This week’s object is a favorite of Tina Oldknow, Curator of Modern Glass
One of my favorite works in the contemporary collection is a 1992 wall piece by Larry Bell, titled Window Bkd #6, that was acquired by the Museum in 1994.
In the 1960s, Bell broke new ground in contemporary sculpture with his illusionistic glass boxes and large-scale glass sculptures. Living and working in southern California, he was one of a group of avant-garde artists exploring Minimalism and light and space in sculpture. His works were executed in plate glass that was made highly reflective with thin coatings of vaporized metal.
During the American Studio Glass movement’s first decade, few American artists attempted to work with glass in large scale. While Harvey Littleton, Dale Chihuly, Marvin Lipofsky and other American studio glass pioneers were learning how to blow glass and to treat it sculpturally, other artists, such as Bell, Christopher Wilmarth, and Lucas Samaras, were manipulating commercial plate glass and mirror. To studio glass artists, the work of these sculptors was important for the way in which the material was approached.

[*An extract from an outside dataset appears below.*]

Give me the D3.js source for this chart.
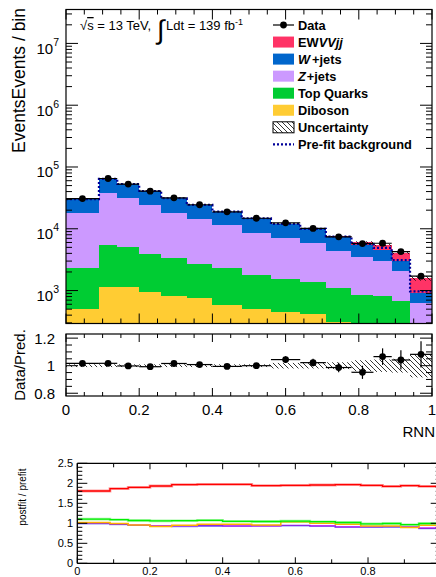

In Window Bkd #6, vaporized metals create a reflective surface that manipulates light and space. Light shifts and refracts among the particles on the vacuum-coated surface, causing the colors to iridesce from gold or silver to blue or violet. The glass is surrounded by a thick frame of black denim, which absorbs light. For Bell, the behavior of reflected and absorbed light is the subject of this work, as is the ability of the reflective layers of glass to create space.